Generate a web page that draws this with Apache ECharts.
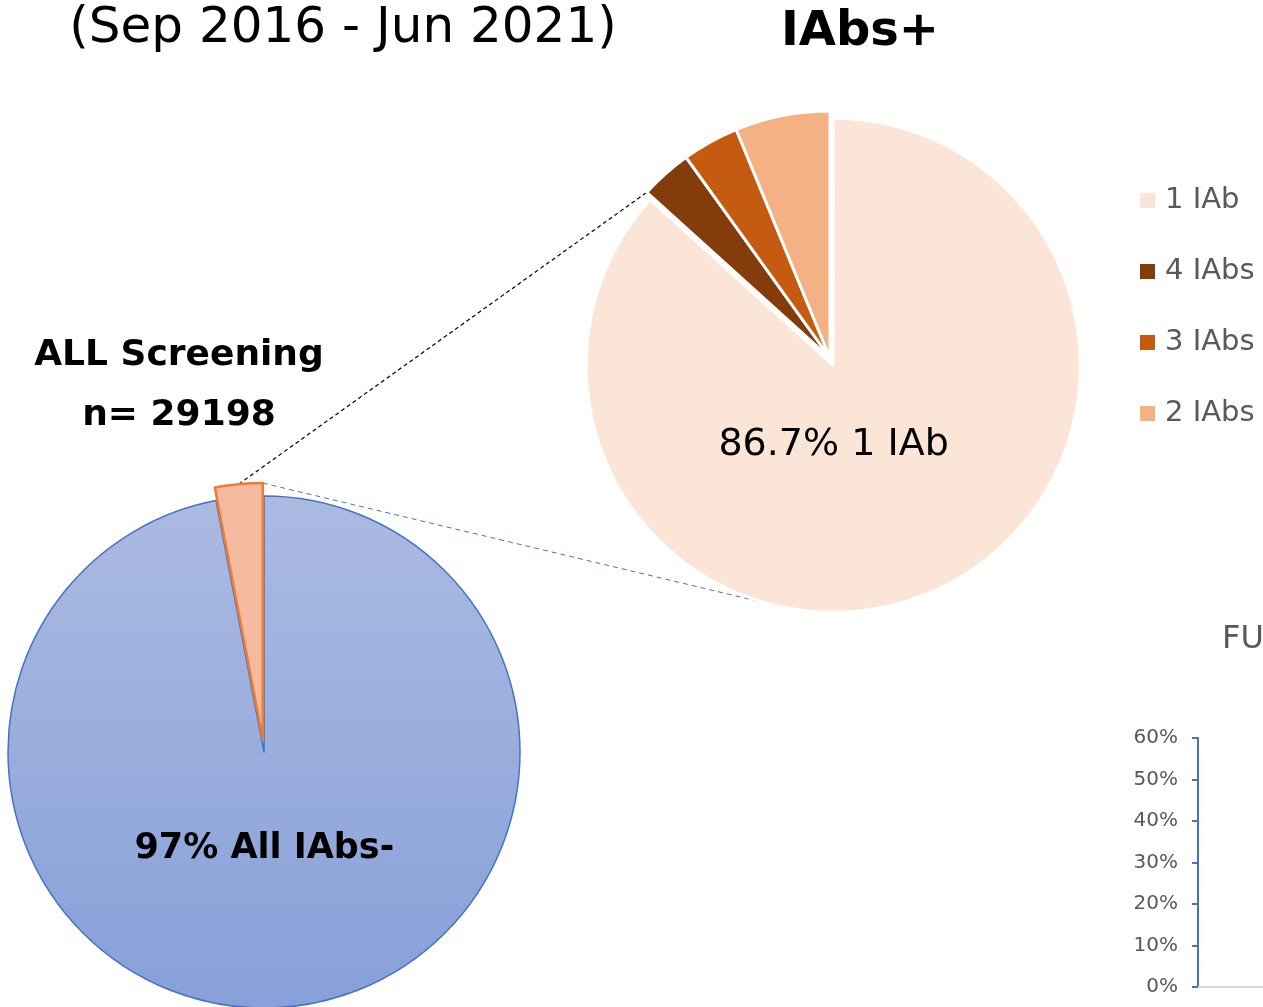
<!DOCTYPE html>
<html>
<head>
<meta charset="utf-8">
<title>IAbs screening</title>
<script src="https://cdn.jsdelivr.net/npm/echarts@6/dist/echarts.min.js"></script>
<style>
  html, body { margin: 0; padding: 0; background: #fff; }
  #main { width: 1263px; height: 1007px; }
</style>
</head>
<body>
<div id="main"></div>
<script>
// data
const periodText = '(Sep 2016 - Jun 2021)'
const screenLabel = ['ALL Screening', 'n= 29198']
const screenNames = ['All IAbs-', 'IAbs+']
const screenValues = [97, 3]
const iabNames = ['1 IAb', '4 IAbs', '3 IAbs', '2 IAbs']
const iabValues = [86.7, 3.4, 3.7, 6.2]
const iabColors = ['#FBE5D6', '#843C0C', '#C55A11', '#F4B183']
const fuCategories = ['']
const fuValues = []
const fuTicks = { min: 0, max: 0.6, step: 0.1 }

const font = '"DejaVu Sans", sans-serif'

// pie geometry
const big = { c: [264, 752], r: 256, off: 13 }
const small = { c: [830, 358], r: 247, off: 8 }

function sum(a) { return a.reduce((s, v) => s + v, 0) }
// point on a slice edge, angles clockwise from top
function edgePt(p, deg, midDeg, off) {
  const a = deg * Math.PI / 180, m = midDeg * Math.PI / 180
  return [
    p.c[0] + off * Math.sin(m) + p.r * Math.sin(a),
    p.c[1] - off * Math.cos(m) - p.r * Math.cos(a)
  ]
}

const bigTotal = sum(screenValues)
const orangeStart = 360 * screenValues[0] / bigTotal
const orangeMid = (orangeStart + 360) / 2
const smallTotal = sum(iabValues)
const fourStart = 360 * iabValues[0] / smallTotal
const oneMid = fourStart / 2

const blackA = edgePt(big, orangeMid, orangeMid, big.off)
const blackB = edgePt(small, fourStart, 0, 0)
const blueA = edgePt(big, 360, orangeMid, big.off)
const blueB = edgePt(small, 195, oneMid, small.off)

const chart = echarts.init(document.getElementById('main'))

const option = {
  animation: false,
  textStyle: { fontFamily: font },
  legend: {
    data: iabNames,
    orient: 'vertical',
    left: 1138,
    top: 186,
    padding: 0,
    icon: 'rect',
    itemWidth: 17,
    itemHeight: 17,
    itemGap: 42,
    selectedMode: false,
    textStyle: { fontSize: 29, color: '#595959', fontFamily: font, padding: [0, 0, 0, 4] }
  },
  grid: { left: 1198, top: 738, width: 120, bottom: 20 },
  xAxis: {
    type: 'category',
    data: fuCategories,
    axisLine: { lineStyle: { color: '#D9D9D9', width: 2 } },
    axisTick: { show: false },
    axisLabel: { show: false }
  },
  yAxis: {
    type: 'value',
    min: fuTicks.min,
    max: fuTicks.max,
    interval: fuTicks.step,
    axisLine: { show: true, lineStyle: { color: '#4472C4', width: 2 } },
    axisTick: { show: true, length: 6, lineStyle: { color: '#4472C4', width: 2 } },
    splitLine: { show: false },
    axisLabel: {
      formatter: v => Math.round(v * 100) + '%',
      fontSize: 20,
      color: '#595959',
      margin: 20
    }
  },
  graphic: [
    { type: 'line', shape: { x1: blackA[0], y1: blackA[1], x2: blackB[0], y2: blackB[1] },
      style: { stroke: '#000', lineWidth: 1.2, lineDash: [4, 3] } },
    { type: 'line', shape: { x1: blueA[0], y1: blueA[1], x2: blueB[0], y2: blueB[1] },
      style: { stroke: '#4472C4', lineWidth: 1, lineDash: [5, 4] } },
    { type: 'text', x: 343, y: 29,
      style: { text: periodText, font: '50px ' + font, fill: '#000', align: 'center', verticalAlign: 'middle' } },
    { type: 'text', x: 860, y: 33,
      style: { text: 'IAbs+', font: 'bold 48px ' + font, fill: '#000', align: 'center', verticalAlign: 'middle' } },
    { type: 'text', x: 179, y: 386,
      style: { text: screenLabel.join('\n'), font: 'bold 36px ' + font, lineHeight: 60, fill: '#000', align: 'center', verticalAlign: 'middle' } },
    { type: 'text', x: 1222, y: 640,
      style: { text: 'FU', font: '32px ' + font, fill: '#595959', align: 'left', verticalAlign: 'middle' } }
  ],
  series: [
    {
      type: 'pie',
      center: big.c,
      radius: big.r,
      startAngle: 90,
      clockwise: true,
      selectedMode: 'multiple',
      selectedOffset: big.off,
      avoidLabelOverlap: false,
      silent: true,
      labelLine: { show: false },
      labelLayout: { dx: -12, dy: -34 },
      data: [
        {
          value: screenValues[0], name: screenNames[0],
          itemStyle: {
            color: new echarts.graphic.LinearGradient(0, 0, 0, 1, [
              { offset: 0, color: '#ABBAE1' },
              { offset: 1, color: '#87A0D9' }
            ]),
            borderColor: '#4472C4', borderWidth: 1.5
          },
          label: {
            show: true, position: 'inside', formatter: '{c}% {b}',
            fontSize: 35, fontWeight: 'bold', color: '#000', fontFamily: font
          }
        },
        {
          value: screenValues[1], name: screenNames[1], selected: true,
          itemStyle: { color: '#F5BAA0', borderColor: '#ED7D31', borderWidth: 2.5 },
          label: { show: false }
        }
      ]
    },
    {
      type: 'pie',
      center: small.c,
      radius: small.r,
      startAngle: 90,
      clockwise: true,
      selectedMode: 'multiple',
      selectedOffset: small.off,
      avoidLabelOverlap: false,
      silent: true,
      labelLine: { show: false },
      labelLayout: { dx: -51, dy: -36 },
      itemStyle: { borderColor: '#fff', borderWidth: 3 },
      data: iabNames.map((n, i) => ({
        name: n,
        value: iabValues[i],
        selected: i === 0,
        itemStyle: { color: iabColors[i] },
        label: i === 0
          ? { show: true, position: 'inside', formatter: '{c}% {b}', fontSize: 38, color: '#000', fontFamily: font }
          : { show: false }
      }))
    },
    {
      type: 'bar',
      data: fuValues
    }
  ]
}

chart.setOption(option)
</script>
</body>
</html>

■ ■ ■ ■ ■ ■ ■

What is needed -
Print out the lines exactly, skipping any picture.

Result for this task -
Generate a web page that draws this with Apache ECharts.
<!DOCTYPE html>
<html>
<head>
<meta charset="utf-8">
<title>IAbs screening</title>
<script src="https://cdn.jsdelivr.net/npm/echarts@6/dist/echarts.min.js"></script>
<style>
  html, body { margin: 0; padding: 0; background: #fff; }
  #main { width: 1263px; height: 1007px; }
</style>
</head>
<body>
<div id="main"></div>
<script>
// data
const periodText = '(Sep 2016 - Jun 2021)'
const screenLabel = ['ALL Screening', 'n= 29198']
const screenNames = ['All IAbs-', 'IAbs+']
const screenValues = [97, 3]
const iabNames = ['1 IAb', '4 IAbs', '3 IAbs', '2 IAbs']
const iabValues = [86.7, 3.4, 3.7, 6.2]
const iabColors = ['#FBE5D6', '#843C0C', '#C55A11', '#F4B183']
const fuCategories = ['']
const fuValues = []
const fuTicks = { min: 0, max: 0.6, step: 0.1 }

const font = '"DejaVu Sans", sans-serif'

// pie geometry
const big = { c: [264, 752], r: 256, off: 13 }
const small = { c: [830, 358], r: 247, off: 8 }

function sum(a) { return a.reduce((s, v) => s + v, 0) }
// point on a slice edge, angles clockwise from top
function edgePt(p, deg, midDeg, off) {
  const a = deg * Math.PI / 180, m = midDeg * Math.PI / 180
  return [
    p.c[0] + off * Math.sin(m) + p.r * Math.sin(a),
    p.c[1] - off * Math.cos(m) - p.r * Math.cos(a)
  ]
}

const bigTotal = sum(screenValues)
const orangeStart = 360 * screenValues[0] / bigTotal
const orangeMid = (orangeStart + 360) / 2
const smallTotal = sum(iabValues)
const fourStart = 360 * iabValues[0] / smallTotal
const oneMid = fourStart / 2

const blackA = edgePt(big, orangeMid, orangeMid, big.off)
const blackB = edgePt(small, fourStart, 0, 0)
const blueA = edgePt(big, 360, orangeMid, big.off)
const blueB = edgePt(small, 195, oneMid, small.off)

const chart = echarts.init(document.getElementById('main'))

const option = {
  animation: false,
  textStyle: { fontFamily: font },
  legend: {
    data: iabNames,
    orient: 'vertical',
    left: 1138,
    top: 186,
    padding: 0,
    icon: 'rect',
    itemWidth: 17,
    itemHeight: 17,
    itemGap: 42,
    selectedMode: false,
    textStyle: { fontSize: 29, color: '#595959', fontFamily: font, padding: [0, 0, 0, 4] }
  },
  grid: { left: 1198, top: 738, width: 120, bottom: 20 },
  xAxis: {
    type: 'category',
    data: fuCategories,
    axisLine: { lineStyle: { color: '#D9D9D9', width: 2 } },
    axisTick: { show: false },
    axisLabel: { show: false }
  },
  yAxis: {
    type: 'value',
    min: fuTicks.min,
    max: fuTicks.max,
    interval: fuTicks.step,
    axisLine: { show: true, lineStyle: { color: '#4472C4', width: 2 } },
    axisTick: { show: true, length: 6, lineStyle: { color: '#4472C4', width: 2 } },
    splitLine: { show: false },
    axisLabel: {
      formatter: v => Math.round(v * 100) + '%',
      fontSize: 20,
      color: '#595959',
      margin: 20
    }
  },
  graphic: [
    { type: 'line', shape: { x1: blackA[0], y1: blackA[1], x2: blackB[0], y2: blackB[1] },
      style: { stroke: '#000', lineWidth: 1.2, lineDash: [4, 3] } },
    { type: 'line', shape: { x1: blueA[0], y1: blueA[1], x2: blueB[0], y2: blueB[1] },
      style: { stroke: '#4472C4', lineWidth: 1, lineDash: [5, 4] } },
    { type: 'text', x: 343, y: 29,
      style: { text: periodText, font: '50px ' + font, fill: '#000', align: 'center', verticalAlign: 'middle' } },
    { type: 'text', x: 860, y: 33,
      style: { text: 'IAbs+', font: 'bold 48px ' + font, fill: '#000', align: 'center', verticalAlign: 'middle' } },
    { type: 'text', x: 179, y: 386,
      style: { text: screenLabel.join('\n'), font: 'bold 36px ' + font, lineHeight: 60, fill: '#000', align: 'center', verticalAlign: 'middle' } },
    { type: 'text', x: 1222, y: 640,
      style: { text: 'FU', font: '32px ' + font, fill: '#595959', align: 'left', verticalAlign: 'middle' } }
  ],
  series: [
    {
      type: 'pie',
      center: big.c,
      radius: big.r,
      startAngle: 90,
      clockwise: true,
      selectedMode: 'multiple',
      selectedOffset: big.off,
      avoidLabelOverlap: false,
      silent: true,
      labelLine: { show: false },
      labelLayout: { dx: -12, dy: -34 },
      data: [
        {
          value: screenValues[0], name: screenNames[0],
          itemStyle: {
            color: new echarts.graphic.LinearGradient(0, 0, 0, 1, [
              { offset: 0, color: '#ABBAE1' },
              { offset: 1, color: '#87A0D9' }
            ]),
            borderColor: '#4472C4', borderWidth: 1.5
          },
          label: {
            show: true, position: 'inside', formatter: '{c}% {b}',
            fontSize: 35, fontWeight: 'bold', color: '#000', fontFamily: font
          }
        },
        {
          value: screenValues[1], name: screenNames[1], selected: true,
          itemStyle: { color: '#F5BAA0', borderColor: '#ED7D31', borderWidth: 2.5 },
          label: { show: false }
        }
      ]
    },
    {
      type: 'pie',
      center: small.c,
      radius: small.r,
      startAngle: 90,
      clockwise: true,
      selectedMode: 'multiple',
      selectedOffset: small.off,
      avoidLabelOverlap: false,
      silent: true,
      labelLine: { show: false },
      labelLayout: { dx: -51, dy: -36 },
      itemStyle: { borderColor: '#fff', borderWidth: 3 },
      data: iabNames.map((n, i) => ({
        name: n,
        value: iabValues[i],
        selected: i === 0,
        itemStyle: { color: iabColors[i] },
        label: i === 0
          ? { show: true, position: 'inside', formatter: '{c}% {b}', fontSize: 38, color: '#000', fontFamily: font }
          : { show: false }
      }))
    },
    {
      type: 'bar',
      data: fuValues
    }
  ]
}

chart.setOption(option)
</script>
</body>
</html>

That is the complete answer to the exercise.